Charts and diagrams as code
╔══
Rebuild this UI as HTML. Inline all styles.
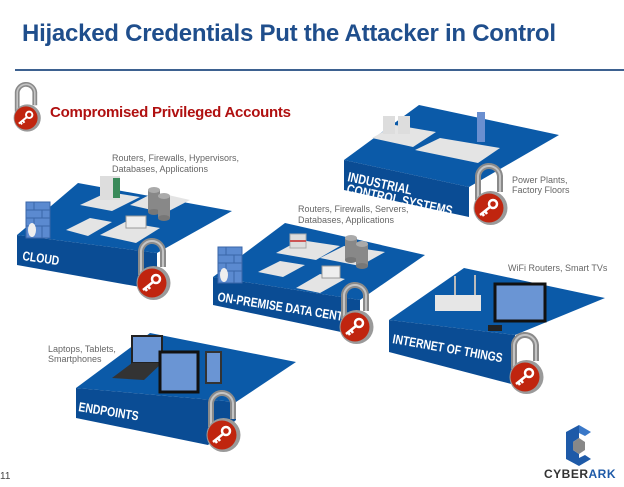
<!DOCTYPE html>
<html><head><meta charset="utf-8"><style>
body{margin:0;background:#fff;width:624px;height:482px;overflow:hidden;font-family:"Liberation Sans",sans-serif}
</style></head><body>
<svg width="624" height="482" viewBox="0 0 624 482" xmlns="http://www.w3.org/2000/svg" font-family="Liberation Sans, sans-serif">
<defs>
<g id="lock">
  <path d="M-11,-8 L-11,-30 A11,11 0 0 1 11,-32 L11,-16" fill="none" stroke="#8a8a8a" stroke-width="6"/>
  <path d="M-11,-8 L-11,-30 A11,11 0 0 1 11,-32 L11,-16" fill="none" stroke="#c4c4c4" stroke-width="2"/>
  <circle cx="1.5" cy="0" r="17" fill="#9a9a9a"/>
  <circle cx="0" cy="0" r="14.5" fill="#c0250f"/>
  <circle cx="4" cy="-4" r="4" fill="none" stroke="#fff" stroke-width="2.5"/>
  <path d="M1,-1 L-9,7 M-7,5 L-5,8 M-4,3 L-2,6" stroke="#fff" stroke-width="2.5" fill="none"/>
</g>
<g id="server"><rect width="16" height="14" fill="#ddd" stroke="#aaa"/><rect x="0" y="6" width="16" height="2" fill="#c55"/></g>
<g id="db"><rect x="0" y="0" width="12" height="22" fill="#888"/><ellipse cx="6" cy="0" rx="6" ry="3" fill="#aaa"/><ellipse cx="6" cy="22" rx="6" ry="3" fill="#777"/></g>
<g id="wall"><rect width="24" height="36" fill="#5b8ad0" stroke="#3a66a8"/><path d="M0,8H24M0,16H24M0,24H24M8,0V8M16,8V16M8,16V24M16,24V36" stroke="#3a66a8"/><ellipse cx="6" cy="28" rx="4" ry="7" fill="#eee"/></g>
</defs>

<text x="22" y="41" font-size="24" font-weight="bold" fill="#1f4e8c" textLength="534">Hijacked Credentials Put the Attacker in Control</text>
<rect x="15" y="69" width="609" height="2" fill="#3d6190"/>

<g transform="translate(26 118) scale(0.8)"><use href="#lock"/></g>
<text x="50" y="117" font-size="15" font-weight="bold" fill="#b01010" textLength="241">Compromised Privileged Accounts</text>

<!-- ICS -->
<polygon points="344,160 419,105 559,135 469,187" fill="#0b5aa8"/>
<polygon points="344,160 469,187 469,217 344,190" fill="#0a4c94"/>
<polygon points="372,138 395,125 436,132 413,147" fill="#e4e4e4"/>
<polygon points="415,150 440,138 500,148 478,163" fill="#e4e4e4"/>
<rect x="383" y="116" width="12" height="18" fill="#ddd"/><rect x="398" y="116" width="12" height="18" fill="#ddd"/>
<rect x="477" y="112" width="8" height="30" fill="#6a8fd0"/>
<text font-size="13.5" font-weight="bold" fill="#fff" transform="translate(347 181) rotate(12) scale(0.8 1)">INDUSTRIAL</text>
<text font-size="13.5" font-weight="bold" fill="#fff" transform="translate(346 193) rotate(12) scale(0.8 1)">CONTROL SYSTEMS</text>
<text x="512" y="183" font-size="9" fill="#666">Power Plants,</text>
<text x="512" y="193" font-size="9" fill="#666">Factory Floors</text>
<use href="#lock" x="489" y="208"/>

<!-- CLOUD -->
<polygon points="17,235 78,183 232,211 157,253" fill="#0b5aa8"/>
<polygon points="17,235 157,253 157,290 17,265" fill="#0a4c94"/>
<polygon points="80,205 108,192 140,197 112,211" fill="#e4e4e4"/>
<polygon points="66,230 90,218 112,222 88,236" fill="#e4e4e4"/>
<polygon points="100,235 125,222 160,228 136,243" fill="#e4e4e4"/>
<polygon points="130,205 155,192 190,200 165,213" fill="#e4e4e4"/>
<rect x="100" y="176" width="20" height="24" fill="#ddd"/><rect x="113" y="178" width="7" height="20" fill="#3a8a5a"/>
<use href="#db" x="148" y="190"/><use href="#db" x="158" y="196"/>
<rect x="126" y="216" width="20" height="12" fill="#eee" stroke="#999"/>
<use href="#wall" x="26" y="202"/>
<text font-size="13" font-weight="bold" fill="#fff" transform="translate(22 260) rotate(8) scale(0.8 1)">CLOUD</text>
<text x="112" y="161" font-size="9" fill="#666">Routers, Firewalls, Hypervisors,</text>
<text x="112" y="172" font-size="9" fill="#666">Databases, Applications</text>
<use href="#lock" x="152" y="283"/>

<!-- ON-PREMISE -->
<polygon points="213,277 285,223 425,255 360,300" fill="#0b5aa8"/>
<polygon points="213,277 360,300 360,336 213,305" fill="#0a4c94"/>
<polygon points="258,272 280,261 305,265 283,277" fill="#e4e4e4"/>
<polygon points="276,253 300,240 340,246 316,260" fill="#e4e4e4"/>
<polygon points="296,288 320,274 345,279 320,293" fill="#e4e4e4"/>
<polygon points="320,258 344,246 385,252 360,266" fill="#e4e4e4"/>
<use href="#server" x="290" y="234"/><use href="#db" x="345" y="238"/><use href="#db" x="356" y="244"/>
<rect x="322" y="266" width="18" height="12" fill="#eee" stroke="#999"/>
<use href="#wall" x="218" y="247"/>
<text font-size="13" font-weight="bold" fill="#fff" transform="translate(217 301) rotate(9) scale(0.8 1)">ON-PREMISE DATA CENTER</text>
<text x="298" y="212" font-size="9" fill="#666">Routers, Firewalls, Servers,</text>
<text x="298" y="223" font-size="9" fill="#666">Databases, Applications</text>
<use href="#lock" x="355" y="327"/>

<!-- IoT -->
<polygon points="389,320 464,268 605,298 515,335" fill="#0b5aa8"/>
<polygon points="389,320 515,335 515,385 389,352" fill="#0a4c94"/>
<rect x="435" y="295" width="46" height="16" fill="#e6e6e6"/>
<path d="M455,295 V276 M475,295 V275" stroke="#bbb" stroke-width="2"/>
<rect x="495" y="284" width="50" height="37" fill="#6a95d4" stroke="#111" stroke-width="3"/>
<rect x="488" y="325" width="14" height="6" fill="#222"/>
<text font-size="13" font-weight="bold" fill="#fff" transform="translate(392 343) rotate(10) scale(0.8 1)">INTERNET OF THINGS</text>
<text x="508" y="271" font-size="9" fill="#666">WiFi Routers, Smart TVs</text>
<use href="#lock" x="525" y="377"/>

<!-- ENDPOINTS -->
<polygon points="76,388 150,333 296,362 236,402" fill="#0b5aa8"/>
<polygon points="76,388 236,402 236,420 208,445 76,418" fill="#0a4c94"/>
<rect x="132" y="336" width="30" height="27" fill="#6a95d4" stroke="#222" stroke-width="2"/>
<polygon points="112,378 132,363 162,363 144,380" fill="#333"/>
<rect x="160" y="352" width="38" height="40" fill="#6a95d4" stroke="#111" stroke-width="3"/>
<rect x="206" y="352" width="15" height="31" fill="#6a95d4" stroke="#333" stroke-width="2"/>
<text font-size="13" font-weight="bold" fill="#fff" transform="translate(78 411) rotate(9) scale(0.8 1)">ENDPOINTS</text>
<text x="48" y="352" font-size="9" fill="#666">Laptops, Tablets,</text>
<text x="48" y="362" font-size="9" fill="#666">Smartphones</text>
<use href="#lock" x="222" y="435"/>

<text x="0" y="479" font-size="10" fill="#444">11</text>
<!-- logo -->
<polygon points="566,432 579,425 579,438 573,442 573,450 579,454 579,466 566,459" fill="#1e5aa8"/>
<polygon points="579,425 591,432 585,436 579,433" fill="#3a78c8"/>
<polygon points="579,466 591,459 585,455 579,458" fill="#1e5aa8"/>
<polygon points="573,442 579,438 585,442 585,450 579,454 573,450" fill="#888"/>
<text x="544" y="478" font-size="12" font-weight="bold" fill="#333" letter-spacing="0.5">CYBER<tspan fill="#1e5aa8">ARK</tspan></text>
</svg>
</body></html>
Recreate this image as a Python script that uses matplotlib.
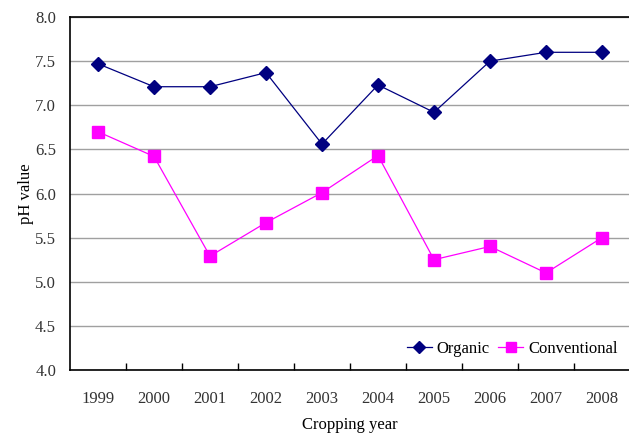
╚══
Work required -
Check each line of the data above for the word "this", then state how many lines have it. Give the number alone.

Answer to the task -
2